While Clinton apologized for using the server, she and her aides have also said that retroactive classification of the e-mails represents over-classification by the government.
Status of Aides
Edward MacMahon Jr., a Middleburg, Virginia-based lawyer who worked on the defense for Jeffrey Sterling, a former CIA agent convicted of leaking details of a program to disrupt Iran’s nuclear ambitions, said charges against Clinton are unlikely. But he said that the FBI would accept few mitigating explanations from aides if it were discovered that they entered or paraphrased classified information on the non-secure server.
“If the FBI has possession of a document that was plainly classified and deals with national security issues and was given to one of these people and then it ended up in Mrs. Clinton’s e-mail in unclassified form, they’re going to want to know how that happened,” MacMahon said.
Immunity Granted
Aides that knew about Clinton’s server and e-mails include Mills, Abedin, Philippe Reines, who served as a communication aide at the State Department, and former aide Jake Sullivan, now a top adviser on the campaign.

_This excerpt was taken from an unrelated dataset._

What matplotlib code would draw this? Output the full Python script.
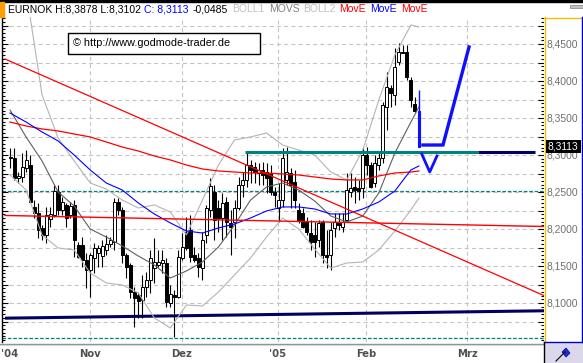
import matplotlib
matplotlib.use("Agg")
import matplotlib.pyplot as plt
from matplotlib.patches import Rectangle, Polygon
from matplotlib.transforms import blended_transform_factory

# EURNOK daily candles, Oct 2004 - Feb 2005
opens = [8.2960, 8.2960, 8.2690, 8.2703, 8.2825, 8.2865, 8.2298, 8.2217, 8.2014, 8.1919,
         8.2136, 8.2190, 8.2500, 8.2257, 8.2325, 8.2190, 8.2325, 8.1784, 8.1784, 8.1582,
         8.1446, 8.1609, 8.1676, 8.1636, 8.1717, 8.1798, 8.1825, 8.2365, 8.2257, 8.1649,
         8.1514, 8.1149, 8.1109, 8.1041, 8.1217, 8.1311, 8.1473, 8.1514, 8.1541, 8.1541,
         8.1000, 8.1109, 8.1082, 8.1609, 8.1960, 8.1987, 8.1649, 8.1609, 8.1473, 8.1919,
         8.2257, 8.2500, 8.2284, 8.2149, 8.2365, 8.2082, 8.2095, 8.2284, 8.2595, 8.2663,
         8.2865, 8.2838, 8.2757, 8.2798, 8.2771, 8.2757, 8.2500, 8.2284, 8.2392, 8.2663,
         8.2757, 8.2636, 8.2257, 8.2217, 8.2095, 8.1946, 8.1919, 8.1852, 8.2095, 8.1649,
         8.1649, 8.2014, 8.2082, 8.2027, 8.2122, 8.2500, 8.2568, 8.2555, 8.2555, 8.3000,
         8.2865, 8.2622, 8.2865, 8.2960, 8.3649, 8.3906, 8.3811, 8.4257, 8.4392, 8.4392,
         8.4014, 8.3690, 8.3598]
highs = [8.3095, 8.3095, 8.2771, 8.3027, 8.3068, 8.3000, 8.2392, 8.2352, 8.2055, 8.2298,
         8.2298, 8.2595, 8.2595, 8.2433, 8.2352, 8.2365, 8.2392, 8.1825, 8.1892, 8.1676,
         8.1676, 8.1811, 8.1784, 8.1852, 8.1919, 8.1892, 8.2419, 8.2419, 8.2298, 8.1676,
         8.1541, 8.1217, 8.1149, 8.1379, 8.1419, 8.1717, 8.1879, 8.1717, 8.1717, 8.1609,
         8.1244, 8.1176, 8.1717, 8.1946, 8.2163, 8.2190, 8.1757, 8.1676, 8.1960, 8.2325,
         8.2690, 8.2595, 8.2392, 8.2487, 8.2433, 8.2257, 8.2392, 8.2703, 8.2771, 8.3041,
         8.2933, 8.2906, 8.2892, 8.2906, 8.2892, 8.2865, 8.2568, 8.2622, 8.3095, 8.3109,
         8.2825, 8.2798, 8.2352, 8.2284, 8.2163, 8.2122, 8.2095, 8.2122, 8.2122, 8.1987,
         8.2095, 8.2217, 8.2217, 8.2217, 8.2757, 8.2757, 8.2703, 8.2663, 8.3109, 8.3109,
         8.2906, 8.3000, 8.3027, 8.3717, 8.4122, 8.3946, 8.4446, 8.4514, 8.4487, 8.4487,
         8.4054, 8.3784, 8.3878]
lows = [8.2825, 8.2663, 8.2622, 8.2636, 8.2771, 8.2352, 8.2149, 8.1879, 8.1852, 8.1811,
        8.2027, 8.2163, 8.2190, 8.2190, 8.2027, 8.2149, 8.1622, 8.1609, 8.1487, 8.1203,
        8.1082, 8.1406, 8.1487, 8.1487, 8.1649, 8.1757, 8.1717, 8.2190, 8.1541, 8.1338,
        8.1068, 8.0676, 8.0798, 8.0798, 8.1082, 8.1136, 8.1271, 8.1487, 8.1406, 8.0946,
        8.0946, 8.0541, 8.1068, 8.1582, 8.1717, 8.1555, 8.1555, 8.1352, 8.1311, 8.1811,
        8.2163, 8.1852, 8.1960, 8.1852, 8.1892, 8.1649, 8.1879, 8.2257, 8.2433, 8.2568,
        8.2622, 8.2622, 8.2595, 8.2595, 8.2487, 8.2460, 8.2298, 8.2095, 8.2298, 8.2595,
        8.2284, 8.2284, 8.2082, 8.2014, 8.1919, 8.1717, 8.1622, 8.1757, 8.1541, 8.1473,
        8.1446, 8.1892, 8.1987, 8.1960, 8.2095, 8.2433, 8.2352, 8.2392, 8.2419, 8.2730,
        8.2555, 8.2568, 8.2798, 8.2892, 8.3338, 8.3649, 8.3676, 8.4217, 8.4379, 8.4014,
        8.3649, 8.3582, 8.3102]
closes = [8.2973, 8.2690, 8.2717, 8.2838, 8.2933, 8.2365, 8.2217, 8.1987, 8.1919, 8.2190,
          8.2203, 8.2514, 8.2257, 8.2365, 8.2149, 8.2311, 8.1852, 8.1622, 8.1582, 8.1446,
          8.1649, 8.1744, 8.1744, 8.1771, 8.1798, 8.1852, 8.2365, 8.2257, 8.1649, 8.1487,
          8.1149, 8.1068, 8.1027, 8.1217, 8.1311, 8.1609, 8.1555, 8.1555, 8.1582, 8.1014,
          8.1122, 8.1082, 8.1622, 8.1757, 8.1744, 8.1622, 8.1582, 8.1487, 8.1852, 8.2284,
          8.2582, 8.2122, 8.2149, 8.2352, 8.2095, 8.2027, 8.2284, 8.2595, 8.2663, 8.2865,
          8.2798, 8.2771, 8.2798, 8.2730, 8.2690, 8.2500, 8.2460, 8.2392, 8.2960, 8.2771,
          8.2595, 8.2392, 8.2122, 8.2027, 8.1960, 8.1825, 8.1825, 8.2082, 8.1649, 8.1622,
          8.1987, 8.2095, 8.2055, 8.2095, 8.2527, 8.2555, 8.2527, 8.2514, 8.3000, 8.2865,
          8.2568, 8.2892, 8.2960, 8.3676, 8.3919, 8.3838, 8.4190, 8.4392, 8.4379, 8.4054,
          8.3744, 8.3598, 8.3113]

# indicator lines, read every 4th session
ind_idx = list(range(0, 101, 4)) + [102]
movs = [8.3608, 8.3244, 8.2919, 8.2500, 8.2311, 8.2000, 8.1892, 8.1771, 8.1635, 8.1514,
        8.1338, 8.1433, 8.1554, 8.1757, 8.2054, 8.2392, 8.2568, 8.2622, 8.2527, 8.2379,
        8.2176, 8.2095, 8.2176, 8.2487, 8.3027, 8.3446, 8.3649]
boll1 = [8.5636, 8.5230, 8.3811, 8.3230, 8.2919, 8.2622, 8.2541, 8.2392, 8.2284, 8.2325,
         8.2230, 8.1920, 8.2392, 8.2865, 8.3203, 8.3244, 8.3298, 8.3135, 8.3068, 8.3000,
         8.2771, 8.2663, 8.3068, 8.3744, 8.4352, 8.4757, 8.4730]
boll2 = [8.2730, 8.2527, 8.1919, 8.1744, 8.1717, 8.1406, 8.1271, 8.1244, 8.1136, 8.0798,
         8.0662, 8.0973, 8.0960, 8.1149, 8.1379, 8.1609, 8.1892, 8.2149, 8.2000, 8.1730,
         8.1473, 8.1541, 8.1554, 8.1717, 8.1973, 8.2257, 8.2419]
move_blue = [8.3568, 8.3446, 8.3311, 8.3190, 8.3000, 8.2798, 8.2622, 8.2527, 8.2352, 8.2203,
             8.2082, 8.1973, 8.1946, 8.2014, 8.2068, 8.2149, 8.2244, 8.2298, 8.2298, 8.2271,
             8.2203, 8.2203, 8.2271, 8.2365, 8.2514, 8.2798, 8.2852]
move_red = [8.3446, 8.3392, 8.3352, 8.3325, 8.3284, 8.3244, 8.3176, 8.3108, 8.3054, 8.2987,
            8.2933, 8.2865, 8.2811, 8.2784, 8.2770, 8.2757, 8.2757, 8.2743, 8.2730, 8.2703,
            8.2676, 8.2663, 8.2663, 8.2717, 8.2757, 8.2770, 8.2784]

# drawn lines (session index, price)
trend_down = ([-1.25, 133.4], [8.4297, 8.1095])
trend_flat = ([-1.25, 133.4], [8.2183, 8.2034])
support = ([-1.25, 133.4], [8.0795, 8.0895])
resist_teal = ([58.6, 116.7], [8.3041, 8.3041])
resist_navy = ([116.7, 130.9], [8.3041, 8.3041])
dashed_levels = [8.2514, 8.0527]
forecast_up = ([103.0, 108.0, 114.5], [8.3135, 8.3135, 8.4460])
forecast_v = ([102.7, 104.7, 106.5], [8.3014, 8.2771, 8.2987])

months = ["'04", "Nov", "Dez", "'05", "Feb", "Mrz"]
month_pos = [-0.2, 19.95, 42.9, 66.8, 88.8, 114.0]
price_ticks = [8.45, 8.40, 8.35, 8.30, 8.25, 8.20, 8.15, 8.10]

W, H = 583, 363
fig = plt.figure(figsize=(W / 100, H / 100), dpi=100)
fig.patch.set_facecolor('white')
plt.rcParams['font.family'] = ['Liberation Sans', 'DejaVu Sans']

L, R, T, B = 2, 544, 17, 342
ax = fig.add_axes([L / W, 1 - B / H, (R - L) / W, (B - T) / H])
ax.set_xlim(-2.0, 133.2)
ax.set_ylim(8.0473, 8.4865)
for s in ['top', 'right', 'bottom']:
    ax.spines[s].set_visible(False)
ax.spines['left'].set_linewidth(1.0)
ax.set_xticks([])
ax.set_yticks([8.075 + 0.025 * k for k in range(17)])
ax.set_yticks([8.050 + 0.005 * k for k in range(88)], minor=True)
ax.tick_params(axis='y', which='both', direction='in', left=True, right=True,
               labelleft=False, width=0.8, color='black')
ax.tick_params(axis='y', which='major', length=4)
ax.tick_params(axis='y', which='minor', length=2.5)

grid_kw = dict(color='#c4c4c4', lw=0.8, dashes=(3.6, 2.9), zorder=0)
for k in range(17):
    ax.axhline(8.075 + 0.025 * k, **grid_kw)
for p in month_pos[1:]:
    ax.axvline(p, **grid_kw)

# drawn levels
for lv in dashed_levels:
    ax.axhline(lv, color='#008080', lw=0.9, dashes=(2.9, 1.4), zorder=1)
ax.plot(*support, color='#000060', lw=2.2, zorder=2, solid_capstyle='butt')

# candles
for i in range(len(opens) - 1):
    o, h, l, c = opens[i], highs[i], lows[i], closes[i]
    ax.vlines(i, l, h, color='black', lw=0.8, zorder=3)
    lo, hi = min(o, c), max(o, c)
    ht = max(hi - lo, 0.0007)
    fc = 'white' if c >= o else 'black'
    ax.add_patch(Rectangle((i - 0.37, lo), 0.74, ht, facecolor=fc,
                           edgecolor='black', lw=0.7, zorder=3.5))

# indicator lines
ax.plot(ind_idx, boll1, color='#b4b4b4', lw=0.8, zorder=4)
ax.plot(ind_idx, boll2, color='#b4b4b4', lw=0.8, zorder=4)
ax.plot(ind_idx, movs, color='#606060', lw=0.8, zorder=4)
ax.plot(ind_idx, move_red, color='#ff0000', lw=0.9, zorder=4)
ax.plot(ind_idx, move_blue, color='#0000ff', lw=0.8, zorder=4)
ax.plot(*trend_down, color='#ff0000', lw=0.9, zorder=4)
ax.plot(*trend_flat, color='#ff0000', lw=1.0, zorder=4)
ax.plot(*resist_teal, color='#008080', lw=2.2, zorder=4, solid_capstyle='butt')
ax.plot(*resist_navy, color='#000060', lw=2.2, zorder=4, solid_capstyle='butt')

# last session highlighted in blue
n = len(opens) - 1
ax.vlines(n, lows[n], highs[n], color='#1010ff', lw=1.0, zorder=5)
ax.add_patch(Rectangle((n - 0.35, closes[n]), 0.7, opens[n] - closes[n],
                       facecolor='#1010ff', edgecolor='#1010ff', lw=0.8, zorder=5))

# forecast sketch
ax.plot(*forecast_up, color='#1010ff', lw=2.4, zorder=5, solid_joinstyle='miter')
ax.plot(*forecast_v, color='#1010ff', lw=2.0, zorder=5)

# overlay in pixel coordinates for the frame
ov = fig.add_axes([0, 0, 1, 1], zorder=10)
ov.set_xlim(0, W)
ov.set_ylim(H, 0)
ov.axis('off')
ov.patch.set_alpha(0)

ov.add_patch(Rectangle((0, 0), W, 2, color='black'))
ov.add_patch(Rectangle((0, 2), 4, 15, color='#ff9c00'))
ov.add_patch(Rectangle((570, 5), 13, 3, facecolor='#c0c0c0', edgecolor='#808080', lw=0.5))

# header
header = [("EURNOK H:8,3878 L:8,3102", 'black'), ("C: 8,3113", '#0000ff'),
          ("-0,0485", 'black'), ("BOLL1", '#c0c0c0'), ("MOVS", '#808080'),
          ("BOLL2", '#c0c0c0'), ("MovE", '#ff0000'), ("MovE", '#0000ff'),
          ("MovE", '#ff0000')]
renderer = fig.canvas.get_renderer()
x = 7.5
for txt, col in header:
    t = ov.text(x, 9.5, txt, color=col, fontsize=7.45, va='center', ha='left')
    bb = t.get_window_extent(renderer)
    x += bb.width + 4.0

# copyright box
ov.add_patch(Rectangle((67.5, 32.5), 192, 21, facecolor='white', edgecolor='black', lw=1.0))
ov.text(73, 43.5, "\u00a9 http://www.godmode-trader.de", fontsize=7.8, va='center',
        ha='left', color='black')

# price panel
ov.add_patch(Rectangle((544, 17), 39, 325, facecolor='white', edgecolor='none'))
ov.plot([544.5, 544.5], [17, 342], color='#f0c000', lw=1.0)
ov.plot([544, 583], [17.5, 17.5], color='#f0c000', lw=1.0)
ov.plot([581.5, 581.5], [17, 342], color='#0000c0', lw=1.0)
ov.plot([544, 583], [342, 342], color='#0000c0', lw=1.0)
tr = blended_transform_factory(ov.transData, ax.transData)
last = closes[-1]
for p in price_ticks:
    t = ov.text(546.5, p, ("%.4f" % p).replace('.', ','), transform=tr, fontsize=7.4,
                color='#707070', va='center', ha='left')
    if abs(p - last) < 0.012:
        # mostly hidden behind the last-price box
        clip = Rectangle((544, 153), 39, 8, transform=ov.transData)
        t.set_clip_path(clip)
ov.add_patch(Rectangle((545.5, last - 0.0088), 35, 0.0176, transform=tr,
                       facecolor='black', edgecolor='none', zorder=11))
ov.text(547, last, ("%.4f" % last).replace('.', ','), transform=tr, fontsize=7.4,
        color='white', va='center', ha='left', zorder=12)

# date panel
ov.plot([0, 544], [343.5, 343.5], color='#909090', lw=1.0)
ov.plot([0, 544], [345, 345], color='#d8d8d8', lw=0.8)
trx = blended_transform_factory(ax.transData, ov.transData)
for lab, p in zip(months, month_pos):
    ov.text(p, 354, lab, transform=trx, fontsize=8, color='#505050', ha='center',
            va='center', fontweight='bold', family='DejaVu Sans', fontstretch='condensed')

# corner box
ov.add_patch(Rectangle((544, 342.5), 39, 20.5, facecolor='#dcd8ec', edgecolor='none'))
ov.plot([544, 544], [342, 363], color='black', lw=1.0)
ov.plot([556, 565], [361, 352], color='black', lw=0.8)
ov.add_patch(Polygon([[562, 352], [566, 348], [570, 353], [566, 357]], closed=True,
                     facecolor='#2030e0', edgecolor='#000080', lw=0.5))

fig.savefig('out.png', dpi=100)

During their investigation, prosecutors granted immunity to Bryan Pagliano, a Clinton staff member who helped set up the e-mail server in 2009. Pagliano worked on Clinton’s failed 2008 presidential campaign. He and certain other aides have already spoken with the FBI. It’s unclear if Sullivan has been interviewed.
The FBI’s inquiry came back into focus this week following news that Lynch and Clinton’s husband met in Phoenix. Lynch described the encounter as a purely “social” occurrence that wouldn’t “have a bearing” on the e-mail investigation yet added, “I certainly would not do it again.” She said there was “no discussion” about the investigation.
Clinton told MSNBC that she had learned of the encounter, which she termed “an exchange of pleasantries,” from news reports. “They talked about grandkids, which is very much on our minds these days, golf, and their mutual friend and former attorney general Janet Reno,” she said.